▸ EXERCISE DETAILS
From the entries below, reproduce exactly the line containing "Write the React, TypeScript", the line containing "Arial, Helvetica, sans-serif';", and every line in between, with nothing added.

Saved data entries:
---*---

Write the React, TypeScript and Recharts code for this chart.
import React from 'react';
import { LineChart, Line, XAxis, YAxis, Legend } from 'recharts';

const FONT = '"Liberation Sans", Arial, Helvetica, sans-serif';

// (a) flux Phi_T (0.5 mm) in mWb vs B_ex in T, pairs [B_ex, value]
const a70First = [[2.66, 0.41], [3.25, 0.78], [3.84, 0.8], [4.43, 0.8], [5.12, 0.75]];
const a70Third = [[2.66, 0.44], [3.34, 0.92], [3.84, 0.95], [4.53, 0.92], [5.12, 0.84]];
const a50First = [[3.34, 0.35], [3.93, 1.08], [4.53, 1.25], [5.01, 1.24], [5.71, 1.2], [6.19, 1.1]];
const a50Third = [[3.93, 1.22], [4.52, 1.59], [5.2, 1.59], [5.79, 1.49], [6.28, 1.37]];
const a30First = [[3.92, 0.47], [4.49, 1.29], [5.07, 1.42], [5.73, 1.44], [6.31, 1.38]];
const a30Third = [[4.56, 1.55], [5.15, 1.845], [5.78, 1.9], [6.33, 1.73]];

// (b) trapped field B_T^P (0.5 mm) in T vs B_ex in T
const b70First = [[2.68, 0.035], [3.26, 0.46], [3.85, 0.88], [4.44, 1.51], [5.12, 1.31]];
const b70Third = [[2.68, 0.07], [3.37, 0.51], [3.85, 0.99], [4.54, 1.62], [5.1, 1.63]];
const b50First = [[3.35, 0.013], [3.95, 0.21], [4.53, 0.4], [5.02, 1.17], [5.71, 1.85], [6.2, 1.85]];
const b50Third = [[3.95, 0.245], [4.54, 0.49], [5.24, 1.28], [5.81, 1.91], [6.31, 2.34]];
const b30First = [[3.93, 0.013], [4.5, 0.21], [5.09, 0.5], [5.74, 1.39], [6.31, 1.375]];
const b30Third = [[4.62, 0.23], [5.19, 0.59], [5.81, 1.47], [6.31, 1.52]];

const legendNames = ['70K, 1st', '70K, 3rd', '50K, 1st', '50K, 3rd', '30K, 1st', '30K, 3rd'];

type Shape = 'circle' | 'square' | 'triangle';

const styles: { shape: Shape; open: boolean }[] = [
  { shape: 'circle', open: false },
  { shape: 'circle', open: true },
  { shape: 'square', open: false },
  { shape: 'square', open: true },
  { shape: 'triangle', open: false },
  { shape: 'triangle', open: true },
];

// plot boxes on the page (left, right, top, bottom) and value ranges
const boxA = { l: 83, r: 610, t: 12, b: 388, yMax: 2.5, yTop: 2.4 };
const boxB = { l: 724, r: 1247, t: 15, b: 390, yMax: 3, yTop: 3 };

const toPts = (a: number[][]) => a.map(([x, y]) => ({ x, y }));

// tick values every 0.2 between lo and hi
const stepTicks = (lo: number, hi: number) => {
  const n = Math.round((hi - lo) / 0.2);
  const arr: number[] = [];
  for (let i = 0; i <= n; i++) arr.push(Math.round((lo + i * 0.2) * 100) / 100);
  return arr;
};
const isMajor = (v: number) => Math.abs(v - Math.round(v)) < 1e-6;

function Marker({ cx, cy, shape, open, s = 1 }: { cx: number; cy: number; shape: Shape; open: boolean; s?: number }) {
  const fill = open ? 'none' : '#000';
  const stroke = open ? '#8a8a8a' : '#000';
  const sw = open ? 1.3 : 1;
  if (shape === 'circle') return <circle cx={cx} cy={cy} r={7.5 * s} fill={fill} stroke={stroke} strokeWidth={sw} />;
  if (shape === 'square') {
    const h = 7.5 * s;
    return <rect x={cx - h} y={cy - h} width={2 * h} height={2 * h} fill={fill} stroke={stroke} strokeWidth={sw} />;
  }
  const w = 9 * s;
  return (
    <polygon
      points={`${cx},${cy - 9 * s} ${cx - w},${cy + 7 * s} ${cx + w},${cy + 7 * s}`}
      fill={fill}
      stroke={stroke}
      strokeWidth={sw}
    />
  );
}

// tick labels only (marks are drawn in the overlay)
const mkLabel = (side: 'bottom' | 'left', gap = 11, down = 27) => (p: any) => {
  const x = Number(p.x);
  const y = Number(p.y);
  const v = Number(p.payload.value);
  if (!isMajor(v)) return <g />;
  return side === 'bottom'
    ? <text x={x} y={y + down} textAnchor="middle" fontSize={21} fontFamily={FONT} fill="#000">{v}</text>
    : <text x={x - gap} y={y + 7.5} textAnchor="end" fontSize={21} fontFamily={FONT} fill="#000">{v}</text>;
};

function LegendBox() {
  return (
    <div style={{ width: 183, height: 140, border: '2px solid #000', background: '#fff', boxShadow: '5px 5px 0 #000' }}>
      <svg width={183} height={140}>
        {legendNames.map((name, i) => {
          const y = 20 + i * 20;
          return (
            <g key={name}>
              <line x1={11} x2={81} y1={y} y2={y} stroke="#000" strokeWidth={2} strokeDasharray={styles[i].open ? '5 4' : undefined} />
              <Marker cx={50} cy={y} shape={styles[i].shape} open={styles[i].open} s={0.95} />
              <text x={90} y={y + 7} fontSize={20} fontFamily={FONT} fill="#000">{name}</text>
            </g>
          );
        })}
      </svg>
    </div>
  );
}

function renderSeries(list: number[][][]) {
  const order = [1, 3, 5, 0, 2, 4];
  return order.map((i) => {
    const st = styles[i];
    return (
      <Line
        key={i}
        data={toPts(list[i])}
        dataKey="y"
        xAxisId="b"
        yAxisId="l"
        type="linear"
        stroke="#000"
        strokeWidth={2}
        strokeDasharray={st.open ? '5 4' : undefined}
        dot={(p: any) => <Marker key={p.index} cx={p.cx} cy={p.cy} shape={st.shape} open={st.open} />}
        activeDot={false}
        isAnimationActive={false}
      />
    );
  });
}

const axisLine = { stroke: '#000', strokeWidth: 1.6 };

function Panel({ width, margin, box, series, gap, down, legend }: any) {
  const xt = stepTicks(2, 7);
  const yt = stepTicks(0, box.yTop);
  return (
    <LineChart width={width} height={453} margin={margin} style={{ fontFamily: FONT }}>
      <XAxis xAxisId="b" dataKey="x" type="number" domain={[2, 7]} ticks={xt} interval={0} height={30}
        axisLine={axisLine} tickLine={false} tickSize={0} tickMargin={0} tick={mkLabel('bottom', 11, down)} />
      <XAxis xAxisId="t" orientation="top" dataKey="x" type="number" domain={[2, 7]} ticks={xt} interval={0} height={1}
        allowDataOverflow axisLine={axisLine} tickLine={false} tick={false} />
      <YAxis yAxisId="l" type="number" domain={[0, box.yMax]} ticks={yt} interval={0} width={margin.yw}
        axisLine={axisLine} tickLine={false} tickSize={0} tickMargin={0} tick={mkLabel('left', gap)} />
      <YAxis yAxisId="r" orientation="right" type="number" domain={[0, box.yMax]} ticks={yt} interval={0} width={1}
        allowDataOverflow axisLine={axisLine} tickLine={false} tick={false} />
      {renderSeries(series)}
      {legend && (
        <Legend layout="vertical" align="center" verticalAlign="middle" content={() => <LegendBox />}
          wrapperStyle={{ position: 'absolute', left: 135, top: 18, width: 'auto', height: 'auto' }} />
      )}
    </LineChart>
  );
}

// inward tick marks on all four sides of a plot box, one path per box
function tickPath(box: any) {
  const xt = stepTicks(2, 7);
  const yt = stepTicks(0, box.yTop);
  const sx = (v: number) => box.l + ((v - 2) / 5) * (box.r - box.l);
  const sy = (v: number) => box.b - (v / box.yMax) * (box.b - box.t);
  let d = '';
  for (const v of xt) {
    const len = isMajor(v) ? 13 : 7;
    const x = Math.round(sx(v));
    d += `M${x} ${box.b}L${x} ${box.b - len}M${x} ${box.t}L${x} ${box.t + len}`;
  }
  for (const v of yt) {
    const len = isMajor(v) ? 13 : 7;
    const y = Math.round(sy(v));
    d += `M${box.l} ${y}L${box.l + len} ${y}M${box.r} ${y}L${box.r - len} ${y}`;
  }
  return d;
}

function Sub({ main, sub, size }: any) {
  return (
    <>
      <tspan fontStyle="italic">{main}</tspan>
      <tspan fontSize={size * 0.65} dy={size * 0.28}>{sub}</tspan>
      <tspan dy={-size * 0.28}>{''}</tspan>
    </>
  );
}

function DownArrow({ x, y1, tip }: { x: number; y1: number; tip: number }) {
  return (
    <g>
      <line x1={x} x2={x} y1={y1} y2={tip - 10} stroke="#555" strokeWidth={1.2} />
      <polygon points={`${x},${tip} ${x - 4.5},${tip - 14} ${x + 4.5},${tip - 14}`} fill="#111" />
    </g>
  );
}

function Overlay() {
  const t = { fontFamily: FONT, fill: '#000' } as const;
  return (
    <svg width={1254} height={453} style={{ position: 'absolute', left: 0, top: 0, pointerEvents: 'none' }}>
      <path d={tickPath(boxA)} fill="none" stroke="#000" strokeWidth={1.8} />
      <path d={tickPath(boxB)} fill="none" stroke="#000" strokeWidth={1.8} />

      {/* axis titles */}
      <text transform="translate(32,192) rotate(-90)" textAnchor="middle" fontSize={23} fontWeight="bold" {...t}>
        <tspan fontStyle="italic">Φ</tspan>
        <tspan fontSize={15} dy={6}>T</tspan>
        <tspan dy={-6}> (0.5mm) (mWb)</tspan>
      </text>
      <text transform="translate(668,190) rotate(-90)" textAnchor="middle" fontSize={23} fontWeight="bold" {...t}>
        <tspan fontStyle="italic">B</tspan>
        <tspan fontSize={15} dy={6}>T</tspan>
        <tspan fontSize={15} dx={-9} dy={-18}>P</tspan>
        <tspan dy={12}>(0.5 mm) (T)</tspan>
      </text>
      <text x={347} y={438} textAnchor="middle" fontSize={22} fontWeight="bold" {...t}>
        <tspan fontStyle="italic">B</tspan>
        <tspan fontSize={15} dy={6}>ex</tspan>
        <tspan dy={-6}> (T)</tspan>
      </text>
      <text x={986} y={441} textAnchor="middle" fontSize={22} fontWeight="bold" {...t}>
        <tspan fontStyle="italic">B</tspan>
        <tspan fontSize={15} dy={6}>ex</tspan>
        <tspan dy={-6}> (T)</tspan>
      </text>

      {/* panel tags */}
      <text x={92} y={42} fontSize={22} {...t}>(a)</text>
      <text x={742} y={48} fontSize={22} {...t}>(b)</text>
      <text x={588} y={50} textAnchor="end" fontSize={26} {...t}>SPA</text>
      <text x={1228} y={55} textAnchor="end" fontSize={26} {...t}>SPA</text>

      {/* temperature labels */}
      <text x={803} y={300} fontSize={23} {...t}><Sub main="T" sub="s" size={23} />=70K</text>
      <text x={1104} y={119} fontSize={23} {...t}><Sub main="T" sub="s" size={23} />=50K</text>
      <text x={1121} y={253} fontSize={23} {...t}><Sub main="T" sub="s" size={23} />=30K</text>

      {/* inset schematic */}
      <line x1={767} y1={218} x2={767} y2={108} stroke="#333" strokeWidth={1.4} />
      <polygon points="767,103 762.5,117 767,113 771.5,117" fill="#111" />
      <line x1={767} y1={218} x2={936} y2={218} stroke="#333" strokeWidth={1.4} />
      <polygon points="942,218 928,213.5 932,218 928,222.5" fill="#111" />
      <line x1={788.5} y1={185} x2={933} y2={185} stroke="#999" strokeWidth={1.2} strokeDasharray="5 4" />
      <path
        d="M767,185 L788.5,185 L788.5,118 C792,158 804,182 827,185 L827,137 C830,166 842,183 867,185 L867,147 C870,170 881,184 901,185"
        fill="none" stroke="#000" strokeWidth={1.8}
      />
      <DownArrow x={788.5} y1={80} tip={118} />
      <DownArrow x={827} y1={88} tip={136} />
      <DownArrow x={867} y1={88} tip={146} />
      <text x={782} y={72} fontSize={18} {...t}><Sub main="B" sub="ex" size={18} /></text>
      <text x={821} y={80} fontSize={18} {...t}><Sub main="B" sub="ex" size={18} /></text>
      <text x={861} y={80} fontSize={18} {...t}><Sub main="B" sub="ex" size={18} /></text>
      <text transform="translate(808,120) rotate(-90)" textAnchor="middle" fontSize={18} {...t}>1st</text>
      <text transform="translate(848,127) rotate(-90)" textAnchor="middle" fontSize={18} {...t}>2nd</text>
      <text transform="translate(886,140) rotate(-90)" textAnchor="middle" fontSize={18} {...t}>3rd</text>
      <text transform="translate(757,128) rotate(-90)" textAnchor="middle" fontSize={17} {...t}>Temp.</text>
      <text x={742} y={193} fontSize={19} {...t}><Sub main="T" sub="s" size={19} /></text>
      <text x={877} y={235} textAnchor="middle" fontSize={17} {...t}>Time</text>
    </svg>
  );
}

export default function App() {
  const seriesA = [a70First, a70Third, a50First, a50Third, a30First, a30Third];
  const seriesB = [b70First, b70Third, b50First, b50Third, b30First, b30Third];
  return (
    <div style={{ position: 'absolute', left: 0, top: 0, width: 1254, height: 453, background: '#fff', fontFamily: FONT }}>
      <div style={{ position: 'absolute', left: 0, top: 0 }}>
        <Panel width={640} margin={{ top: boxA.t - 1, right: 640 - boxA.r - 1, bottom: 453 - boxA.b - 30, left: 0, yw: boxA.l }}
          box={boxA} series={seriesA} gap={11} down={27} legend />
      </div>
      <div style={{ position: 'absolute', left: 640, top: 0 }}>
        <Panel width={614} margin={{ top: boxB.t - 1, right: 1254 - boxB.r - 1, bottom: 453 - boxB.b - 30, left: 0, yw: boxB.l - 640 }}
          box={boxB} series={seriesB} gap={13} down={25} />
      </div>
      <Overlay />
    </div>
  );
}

---*---

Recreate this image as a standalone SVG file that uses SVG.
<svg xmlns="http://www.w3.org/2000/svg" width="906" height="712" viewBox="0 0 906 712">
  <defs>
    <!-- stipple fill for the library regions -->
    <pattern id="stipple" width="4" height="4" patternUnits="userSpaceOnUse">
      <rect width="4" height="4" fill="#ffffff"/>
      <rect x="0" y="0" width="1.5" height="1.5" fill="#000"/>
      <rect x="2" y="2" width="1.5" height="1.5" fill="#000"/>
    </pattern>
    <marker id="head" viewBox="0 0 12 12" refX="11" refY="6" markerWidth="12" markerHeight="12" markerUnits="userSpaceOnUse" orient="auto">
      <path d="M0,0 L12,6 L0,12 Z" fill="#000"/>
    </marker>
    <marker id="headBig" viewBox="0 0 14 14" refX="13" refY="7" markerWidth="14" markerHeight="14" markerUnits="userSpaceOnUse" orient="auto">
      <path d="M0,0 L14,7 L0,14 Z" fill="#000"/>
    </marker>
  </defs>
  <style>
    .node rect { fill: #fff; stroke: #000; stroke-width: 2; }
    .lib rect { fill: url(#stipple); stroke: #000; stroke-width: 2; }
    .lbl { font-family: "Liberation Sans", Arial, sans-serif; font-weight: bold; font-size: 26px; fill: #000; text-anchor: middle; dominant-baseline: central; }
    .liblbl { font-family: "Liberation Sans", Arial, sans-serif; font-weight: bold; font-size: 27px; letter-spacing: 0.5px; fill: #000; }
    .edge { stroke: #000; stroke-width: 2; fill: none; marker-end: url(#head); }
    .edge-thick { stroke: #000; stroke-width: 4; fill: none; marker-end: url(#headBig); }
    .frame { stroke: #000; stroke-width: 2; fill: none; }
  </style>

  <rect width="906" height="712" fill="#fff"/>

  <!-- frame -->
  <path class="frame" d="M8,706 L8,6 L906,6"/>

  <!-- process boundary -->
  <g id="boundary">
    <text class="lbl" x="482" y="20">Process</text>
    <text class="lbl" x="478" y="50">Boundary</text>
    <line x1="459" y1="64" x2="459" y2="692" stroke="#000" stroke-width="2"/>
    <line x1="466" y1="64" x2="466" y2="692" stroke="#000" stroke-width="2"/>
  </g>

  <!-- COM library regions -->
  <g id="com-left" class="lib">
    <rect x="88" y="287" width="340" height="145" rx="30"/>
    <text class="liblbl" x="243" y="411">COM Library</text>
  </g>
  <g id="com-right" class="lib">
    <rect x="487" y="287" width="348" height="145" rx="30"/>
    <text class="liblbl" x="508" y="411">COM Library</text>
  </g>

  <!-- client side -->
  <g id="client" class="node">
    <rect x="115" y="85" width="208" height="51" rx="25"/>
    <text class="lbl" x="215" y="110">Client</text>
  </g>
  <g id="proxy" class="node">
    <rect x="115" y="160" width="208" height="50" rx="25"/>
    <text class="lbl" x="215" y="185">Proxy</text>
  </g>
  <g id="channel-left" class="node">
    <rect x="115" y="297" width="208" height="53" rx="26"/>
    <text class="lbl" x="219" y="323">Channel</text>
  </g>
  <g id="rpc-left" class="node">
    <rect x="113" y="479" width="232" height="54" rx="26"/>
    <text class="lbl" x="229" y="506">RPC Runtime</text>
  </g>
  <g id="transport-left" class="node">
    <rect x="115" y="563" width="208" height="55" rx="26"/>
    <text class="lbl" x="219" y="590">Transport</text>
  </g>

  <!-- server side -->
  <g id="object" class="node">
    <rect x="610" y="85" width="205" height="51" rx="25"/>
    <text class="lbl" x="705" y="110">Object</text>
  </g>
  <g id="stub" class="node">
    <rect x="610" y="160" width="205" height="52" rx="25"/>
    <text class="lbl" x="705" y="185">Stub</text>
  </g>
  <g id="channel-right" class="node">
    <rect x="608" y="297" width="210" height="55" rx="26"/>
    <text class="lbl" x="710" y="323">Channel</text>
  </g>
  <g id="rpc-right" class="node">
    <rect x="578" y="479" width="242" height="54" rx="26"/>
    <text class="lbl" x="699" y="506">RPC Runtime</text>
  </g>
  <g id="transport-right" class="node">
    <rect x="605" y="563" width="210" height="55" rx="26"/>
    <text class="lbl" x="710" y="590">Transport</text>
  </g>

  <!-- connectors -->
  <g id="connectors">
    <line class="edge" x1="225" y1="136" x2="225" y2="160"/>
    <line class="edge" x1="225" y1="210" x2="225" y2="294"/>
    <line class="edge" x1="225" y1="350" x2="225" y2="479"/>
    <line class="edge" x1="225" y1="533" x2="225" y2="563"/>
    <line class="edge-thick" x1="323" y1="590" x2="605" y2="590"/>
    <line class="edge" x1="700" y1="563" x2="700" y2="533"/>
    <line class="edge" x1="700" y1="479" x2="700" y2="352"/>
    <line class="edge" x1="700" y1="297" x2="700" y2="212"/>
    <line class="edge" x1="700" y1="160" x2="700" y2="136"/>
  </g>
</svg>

---*---

▸ WRITTEN REPLY
Write the React, TypeScript and Recharts code for this chart.
import React from 'react';
import { LineChart, Line, XAxis, YAxis, Legend } from 'recharts';

const FONT = '"Liberation Sans", Arial, Helvetica, sans-serif';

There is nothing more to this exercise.